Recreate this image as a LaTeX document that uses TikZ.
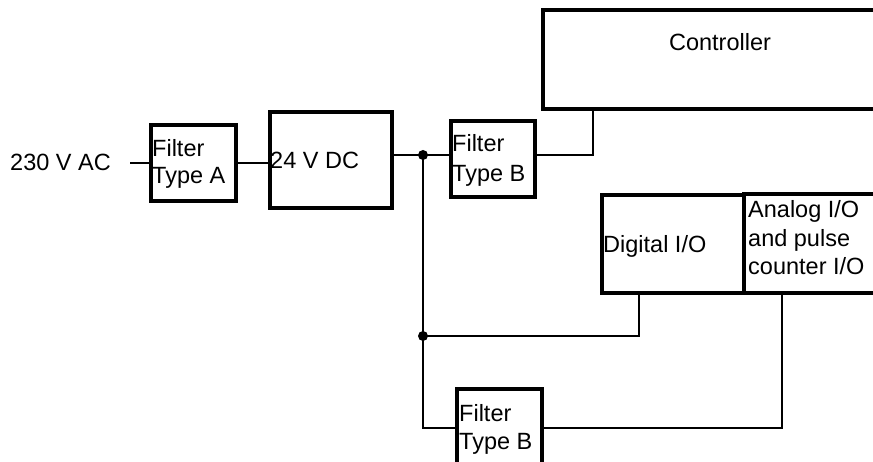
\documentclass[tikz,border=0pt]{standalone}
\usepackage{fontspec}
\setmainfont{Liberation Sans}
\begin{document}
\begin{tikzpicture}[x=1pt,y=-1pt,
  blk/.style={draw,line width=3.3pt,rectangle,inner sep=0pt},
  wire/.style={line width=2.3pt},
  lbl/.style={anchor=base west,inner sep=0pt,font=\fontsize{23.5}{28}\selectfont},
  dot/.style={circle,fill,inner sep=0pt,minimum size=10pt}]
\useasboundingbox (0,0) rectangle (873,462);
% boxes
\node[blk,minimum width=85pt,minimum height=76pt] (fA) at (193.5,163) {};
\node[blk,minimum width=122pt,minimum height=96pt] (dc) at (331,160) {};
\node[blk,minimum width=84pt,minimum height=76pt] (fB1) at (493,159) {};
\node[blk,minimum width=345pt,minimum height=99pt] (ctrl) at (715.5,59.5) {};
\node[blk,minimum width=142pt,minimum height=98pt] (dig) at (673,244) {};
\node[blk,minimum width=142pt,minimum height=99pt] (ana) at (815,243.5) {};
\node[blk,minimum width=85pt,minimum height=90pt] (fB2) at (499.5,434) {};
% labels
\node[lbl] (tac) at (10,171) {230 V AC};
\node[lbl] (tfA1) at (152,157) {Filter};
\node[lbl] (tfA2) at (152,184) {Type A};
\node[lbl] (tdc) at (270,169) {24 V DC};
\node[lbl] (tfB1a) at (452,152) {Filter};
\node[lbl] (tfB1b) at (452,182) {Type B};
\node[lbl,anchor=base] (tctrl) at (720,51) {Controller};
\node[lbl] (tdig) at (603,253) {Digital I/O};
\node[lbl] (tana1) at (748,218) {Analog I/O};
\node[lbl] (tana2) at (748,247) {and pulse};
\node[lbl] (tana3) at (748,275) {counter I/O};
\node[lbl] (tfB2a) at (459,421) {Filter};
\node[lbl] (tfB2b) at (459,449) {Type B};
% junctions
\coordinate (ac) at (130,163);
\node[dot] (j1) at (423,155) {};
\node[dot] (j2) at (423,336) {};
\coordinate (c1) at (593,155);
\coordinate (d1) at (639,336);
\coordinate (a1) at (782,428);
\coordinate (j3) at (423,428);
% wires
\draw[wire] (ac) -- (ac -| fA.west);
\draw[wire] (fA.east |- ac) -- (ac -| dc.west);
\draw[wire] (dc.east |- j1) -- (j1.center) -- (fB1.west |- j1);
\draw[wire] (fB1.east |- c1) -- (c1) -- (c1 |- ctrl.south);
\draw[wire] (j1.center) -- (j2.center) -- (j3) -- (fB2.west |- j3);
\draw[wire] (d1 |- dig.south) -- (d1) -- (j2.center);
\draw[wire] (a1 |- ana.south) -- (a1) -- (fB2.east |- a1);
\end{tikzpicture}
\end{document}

++++++++++

*Given problem*: Copy out each line word for word, please, skipping the images.

*Exercise response*:
Recreate this image as a LaTeX document that uses TikZ.
\documentclass[tikz,border=0pt]{standalone}
\usepackage{fontspec}
\setmainfont{Liberation Sans}
\begin{document}
\begin{tikzpicture}[x=1pt,y=-1pt,
  blk/.style={draw,line width=3.3pt,rectangle,inner sep=0pt},
  wire/.style={line width=2.3pt},
  lbl/.style={anchor=base west,inner sep=0pt,font=\fontsize{23.5}{28}\selectfont},
  dot/.style={circle,fill,inner sep=0pt,minimum size=10pt}]
\useasboundingbox (0,0) rectangle (873,462);
% boxes
\node[blk,minimum width=85pt,minimum height=76pt] (fA) at (193.5,163) {};
\node[blk,minimum width=122pt,minimum height=96pt] (dc) at (331,160) {};
\node[blk,minimum width=84pt,minimum height=76pt] (fB1) at (493,159) {};
\node[blk,minimum width=345pt,minimum height=99pt] (ctrl) at (715.5,59.5) {};
\node[blk,minimum width=142pt,minimum height=98pt] (dig) at (673,244) {};
\node[blk,minimum width=142pt,minimum height=99pt] (ana) at (815,243.5) {};
\node[blk,minimum width=85pt,minimum height=90pt] (fB2) at (499.5,434) {};
% labels
\node[lbl] (tac) at (10,171) {230 V AC};
\node[lbl] (tfA1) at (152,157) {Filter};
\node[lbl] (tfA2) at (152,184) {Type A};
\node[lbl] (tdc) at (270,169) {24 V DC};
\node[lbl] (tfB1a) at (452,152) {Filter};
\node[lbl] (tfB1b) at (452,182) {Type B};
\node[lbl,anchor=base] (tctrl) at (720,51) {Controller};
\node[lbl] (tdig) at (603,253) {Digital I/O};
\node[lbl] (tana1) at (748,218) {Analog I/O};
\node[lbl] (tana2) at (748,247) {and pulse};
\node[lbl] (tana3) at (748,275) {counter I/O};
\node[lbl] (tfB2a) at (459,421) {Filter};
\node[lbl] (tfB2b) at (459,449) {Type B};
% junctions
\coordinate (ac) at (130,163);
\node[dot] (j1) at (423,155) {};
\node[dot] (j2) at (423,336) {};
\coordinate (c1) at (593,155);
\coordinate (d1) at (639,336);
\coordinate (a1) at (782,428);
\coordinate (j3) at (423,428);
% wires
\draw[wire] (ac) -- (ac -| fA.west);
\draw[wire] (fA.east |- ac) -- (ac -| dc.west);
\draw[wire] (dc.east |- j1) -- (j1.center) -- (fB1.west |- j1);
\draw[wire] (fB1.east |- c1) -- (c1) -- (c1 |- ctrl.south);
\draw[wire] (j1.center) -- (j2.center) -- (j3) -- (fB2.west |- j3);
\draw[wire] (d1 |- dig.south) -- (d1) -- (j2.center);
\draw[wire] (a1 |- ana.south) -- (a1) -- (fB2.east |- a1);
\end{tikzpicture}
\end{document}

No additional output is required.